**Your objective**
Pull out every line with the word "this".

☆ ☆ ☆ ☆

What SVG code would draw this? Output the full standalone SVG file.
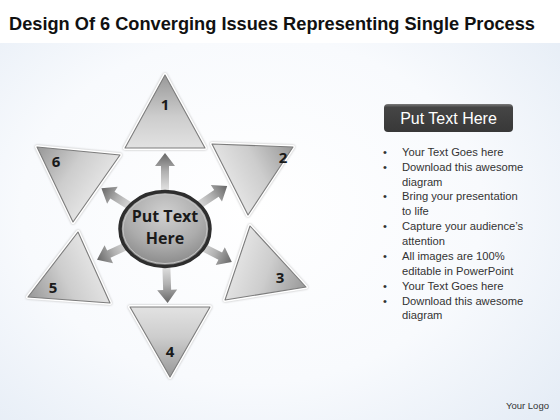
<svg xmlns="http://www.w3.org/2000/svg" width="560" height="420" viewBox="0 0 560 420">
<defs>
<radialGradient id="bg" cx="0.45" cy="0.5" r="0.75">
<stop offset="0" stop-color="#ffffff"/>
<stop offset="0.55" stop-color="#f8fafd"/>
<stop offset="1" stop-color="#e3ebf5"/>
</radialGradient>
<linearGradient id="arrowGrad" x1="0" y1="1" x2="0" y2="0">
<stop offset="0" stop-color="#e2e2e2"/>
<stop offset="0.5" stop-color="#b0b0b0"/>
<stop offset="1" stop-color="#666666"/>
</linearGradient>
<radialGradient id="hubGrad" cx="0.5" cy="0.3" r="0.7">
<stop offset="0" stop-color="#d0d0d0"/>
<stop offset="0.6" stop-color="#acacac"/>
<stop offset="1" stop-color="#888888"/>
</radialGradient>
<linearGradient id="btnGrad" x1="0" y1="0" x2="0" y2="1">
<stop offset="0" stop-color="#7a7a7a"/>
<stop offset="0.12" stop-color="#454545"/>
<stop offset="1" stop-color="#383838"/>
</linearGradient>
<linearGradient id="g1" gradientUnits="userSpaceOnUse" x1="165" y1="78" x2="165" y2="148">
<stop offset="0" stop-color="#9c9c9c"/><stop offset="0.55" stop-color="#cdcdcd"/><stop offset="1" stop-color="#e2e2e2"/>
</linearGradient>
<linearGradient id="g2" gradientUnits="userSpaceOnUse" x1="290" y1="148" x2="230" y2="180">
<stop offset="0" stop-color="#9c9c9c"/><stop offset="0.55" stop-color="#cdcdcd"/><stop offset="1" stop-color="#e2e2e2"/>
</linearGradient>
<linearGradient id="g3" gradientUnits="userSpaceOnUse" x1="303" y1="287" x2="237" y2="263">
<stop offset="0" stop-color="#9c9c9c"/><stop offset="0.55" stop-color="#cdcdcd"/><stop offset="1" stop-color="#e2e2e2"/>
</linearGradient>
<linearGradient id="g4" gradientUnits="userSpaceOnUse" x1="170" y1="374" x2="170" y2="307">
<stop offset="0" stop-color="#9c9c9c"/><stop offset="0.55" stop-color="#cdcdcd"/><stop offset="1" stop-color="#e2e2e2"/>
</linearGradient>
<linearGradient id="g5" gradientUnits="userSpaceOnUse" x1="31" y1="297" x2="94" y2="267">
<stop offset="0" stop-color="#9c9c9c"/><stop offset="0.55" stop-color="#cdcdcd"/><stop offset="1" stop-color="#e2e2e2"/>
</linearGradient>
<linearGradient id="g6" gradientUnits="userSpaceOnUse" x1="40" y1="149" x2="96" y2="188">
<stop offset="0" stop-color="#9c9c9c"/><stop offset="0.55" stop-color="#cdcdcd"/><stop offset="1" stop-color="#e2e2e2"/>
</linearGradient>
<path id="arrow" d="M-4,-38 L-4,-62 L-10,-62 L0,-75 L10,-62 L4,-62 L4,-38 Z" fill="url(#arrowGrad)"/>
<style>
.halo{fill:none;stroke:#ffffff;stroke-width:4;stroke-linejoin:round;filter:drop-shadow(0 0 1px #b8b8b8)}
.tri{stroke:#7c7c7c;stroke-width:1.1;stroke-linejoin:round}
.num{font-family:"Open Sans","Liberation Sans",sans-serif;font-weight:bold;font-size:15px;fill:#1a1a1a;text-anchor:middle}
.hubtxt{font-family:"Open Sans","Liberation Sans",sans-serif;font-weight:bold;font-size:16px;fill:#1a1a1a;text-anchor:middle}
.body{font-family:"Liberation Sans","Open Sans",sans-serif;font-size:11.2px;fill:#333333}
</style>
</defs>
<rect x="0" y="0" width="560" height="420" fill="url(#bg)"/>
<rect x="0" y="0" width="560" height="43" fill="#ffffff"/>
<text x="9" y="30" font-family="Liberation Sans, Arial, sans-serif" font-weight="bold" font-size="17.5" fill="#111111" textLength="526" lengthAdjust="spacingAndGlyphs">Design Of 6 Converging Issues Representing Single Process</text>

<g id="connectors">
<use href="#arrow" transform="translate(165,228) rotate(0)"/>
<use href="#arrow" transform="translate(165,228) rotate(56)"/>
<use href="#arrow" transform="translate(165,228) rotate(117)"/>
<use href="#arrow" transform="translate(165,228) rotate(178)"/>
<use href="#arrow" transform="translate(165,228) rotate(245)"/>
<use href="#arrow" transform="translate(165,228) rotate(302)"/>
</g>

<g id="node-1">
<polygon class="halo" points="165,75 125,148 205,148"/>
<polygon class="tri" fill="url(#g1)" points="165,75 125,148 205,148"/>
<text class="num" x="165" y="110">1</text>
</g>
<g id="node-2">
<polygon class="halo" points="212,144 293,147 248,215"/>
<polygon class="tri" fill="url(#g2)" points="212,144 293,147 248,215"/>
<text class="num" x="283" y="163">2</text>
</g>
<g id="node-3">
<polygon class="halo" points="250,226 306,287 225,300"/>
<polygon class="tri" fill="url(#g3)" points="250,226 306,287 225,300"/>
<text class="num" x="280" y="283">3</text>
</g>
<g id="node-4">
<polygon class="halo" points="130,307 210,307 170,377"/>
<polygon class="tri" fill="url(#g4)" points="130,307 210,307 170,377"/>
<text class="num" x="170" y="357">4</text>
</g>
<g id="node-5">
<polygon class="halo" points="78,232 28,297 110,303"/>
<polygon class="tri" fill="url(#g5)" points="78,232 28,297 110,303"/>
<text class="num" x="53" y="293">5</text>
</g>
<g id="node-6">
<polygon class="halo" points="37,147 120,155 73,222"/>
<polygon class="tri" fill="url(#g6)" points="37,147 120,155 73,222"/>
<text class="num" x="56" y="167">6</text>
</g>

<g id="hub">
<ellipse cx="165" cy="229" rx="45" ry="37.5" fill="url(#hubGrad)" stroke="#2e2e2e" stroke-width="3.5"/>
<ellipse cx="165" cy="229" rx="42" ry="34.5" fill="none" stroke="#c4c4c4" stroke-width="1"/>
<text class="hubtxt" x="165" y="222">Put Text</text>
<text class="hubtxt" x="165" y="244">Here</text>
</g>

<g id="panel">
<rect x="384" y="104" width="129" height="28" rx="4" fill="url(#btnGrad)"/>
<text x="448.5" y="124" font-family="Liberation Sans, Arial, sans-serif" font-size="16" fill="#ffffff" text-anchor="middle">Put Text Here</text>
<g class="body">
<text x="383" y="156">•</text><text x="402" y="156">Your Text Goes here</text>
<text x="383" y="171">•</text><text x="402" y="171">Download this awesome</text>
<text x="402" y="186">diagram</text>
<text x="383" y="200">•</text><text x="402" y="200">Bring your presentation</text>
<text x="402" y="215">to life</text>
<text x="383" y="230">•</text><text x="402" y="230">Capture your audience’s</text>
<text x="402" y="245">attention</text>
<text x="383" y="260">•</text><text x="402" y="260">All images are 100%</text>
<text x="402" y="275">editable in PowerPoint</text>
<text x="383" y="290">•</text><text x="402" y="290">Your Text Goes here</text>
<text x="383" y="305">•</text><text x="402" y="305">Download this awesome</text>
<text x="402" y="319">diagram</text>
</g>
</g>
<text x="506" y="409" font-family="Liberation Sans, Arial, sans-serif" font-size="9.5" fill="#333333">Your Logo</text>
</svg>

☆ ☆ ☆ ☆

**Answer**
What SVG code would draw this? Output the full standalone SVG file.
<text x="383" y="171">•</text><text x="402" y="171">Download this awesome</text>
<text x="383" y="305">•</text><text x="402" y="305">Download this awesome</text>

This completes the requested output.